Member of the Bangladesh Parliament for Narayanganj-1
- Incumbent
- Assumed office 17 February 2026
- Preceded by: Golam Dastagir Gazi

Personal details
- Born: 1 April 1976 (age 50) Shariatganj, Bangladesh
- Party: BNP
- Education: MBA from North South University
- Occupation: Industrialist

= Mustafizur Rahman Bhuiyan Dipu =

Bangladeshi politician (born 1976)

Mostafizur Rahman Bhuiyan Dipu is a Bangladeshi industrialist and politician. He is a member of the Jatiya Sangsad.

==Biography==
Mostafizur Rahman Bhuiyan Dipu was born into the Bhuiyan family of Rupganj.

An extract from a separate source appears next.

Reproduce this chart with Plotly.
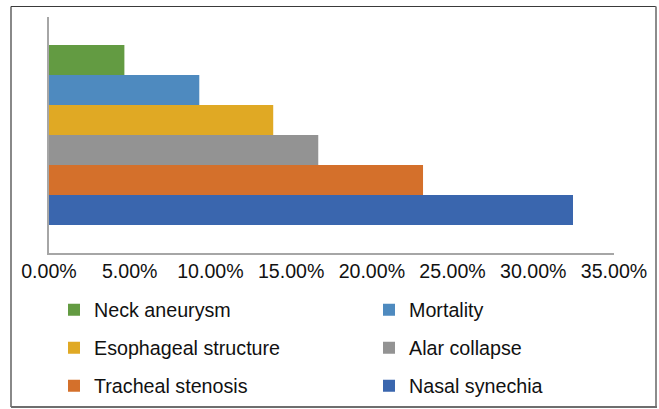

His grandfather, Gool Bux Bhuiyan, was one of the leading businessmen in East Pakistan. His father, Mujibur Rahman Bhuiyan, was the proprietor of Gausia Group and chairman of Rupganj Upazila Council. Dipu is an industrialist by profession and a director of Gausia Corporation. In his political career, Dipu is a member of the executive committee of the Bangladesh Nationalist Party. In 2025, he became the senior joint convener of the party's Narayanganj district unit. In the same year, he was elected president of the Narayanganj Chamber of Commerce and Industry and was elected president of the board of directors of Bangladesh Real Estate Club Limited for the 2025–2026 term. In 2026, he was elected Member of Parliament from the Narayanganj-1 constituency in the 2026 Bangladeshi general election.